En 1789, avec la rédaction des cahiers de doléances, un vent de protestation s’élève contre les plus détestés des droits de l’Ancien Régime : les dîmes. Elles ponctionnaient au profit du clergé « décimateur » les principales productions végétales — blé, fourrage, chanvre, vin — et animales — veaux, cochons, agneaux et volailles. Chaque année, 6 à 12 % du produit agricole allaient ainsi dans les granges ou les celliers des moines et des dignitaires ecclésiastiques de la ville voisine.

En Champagne, un journalier d’Hannogne-Saint-Rémy (Ardennes) témoigne de l’espoir qui règne alors chez les cultivateurs : « On dit que nous n’aurons plus de moines ; plus de dîme, plus de droit du seigneur ; tout le monde dit que c’est une bonne chose. »

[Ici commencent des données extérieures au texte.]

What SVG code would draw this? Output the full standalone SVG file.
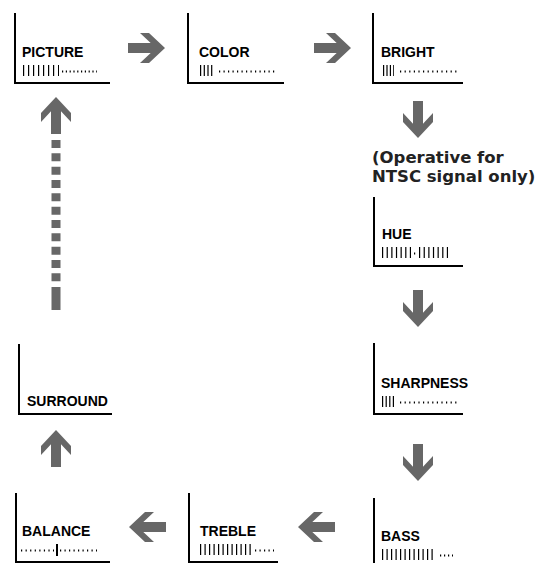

Alors que les États généraux se transforment en Assemblée constituante, les paysans poussent à la suppression, ou au moins à la réduction, de ce prélèvement haï. En Beauce, à la veille de la Saint-Jean, le curé de Thivars (Eure-et-Loir), Denis Boutrouë, également exploitant agricole, engage son personnel pour les travaux d’été et la levée de ses dîmes. « Du 23 juin 1789. J’ai loué le maître d’école pour la moisson prochaine depuis la première gerbe jusqu’à la dernière à condition qu’il ramasserait ma dîme. […] Il a demandé l’affranchissement de la dîme sur ses oies. »

Dans le Nord, à la fin de juillet, 400 femmes venues des campagnes font leur entrée à Lille pour demander aux chanoines de Saint-Pierre d’accorder aux indigents un tiers de leur dîme. Sous la pression, les ecclésiastiques cèdent. Tout à côté, dans sa correspondance avec sa femme, le fermier Lepoutre ne dit pas autre chose : « J’ai appris que dans notre province, on se refusait au paiement de la dîme et [que leurs receveurs] ne veulent plus payer que trois par cent et, de ces trois, il sera réservé un tiers pour les pauvres. » Les chanoines du chapitre de Cambrai signalent que « les habitants de leurs environs étaient dans la résolution de ne plus payer la dîme non plus que les Flamands ».

Supprimée en principe par le décret du 11 août 1789 et déclarée rachetable, la dîme n’est entièrement abolie qu’au 1er janvier 1791 en vertu d’un décret de l’Assemblée constituante d’avril 1790. Sur le terrain la perception ne s’applique plus partout. Et souvent il ne s’agit que des redevances secondaires, les « menues dîmes », réservées au curé. À Silly-en-Multien (Oise), le maître d’école lève une dernière fois la dîme des agneaux.

Les principaux propriétaires de moutons, les grands fermiers, ne semblent pas ultra-révolutionnaires. Il est vrai qu’il ne s’agit que d’une menue dîme destinée au clergé local. En Beauce, l’année 1790 marque les dernières menues dîmes du curé de Thivars, qu’il partage avec la fabrique paroissiale. Encore ne portent-elles plus que sur les agneaux et sur les oies : la dernière dîme de vin remonte à 1789. Dans ses comptes, notre curé-cultivateur de l’Eure-et-Loir rappelle que ce sont surtout les femmes, chargées du menu bétail et de la basse-cour qui règlent les redevances.

L’extinction des dîmes fut un grand bienfait pour les cultivateurs quand leurs propriétaires ne les reprirent pas pour augmenter les fermages.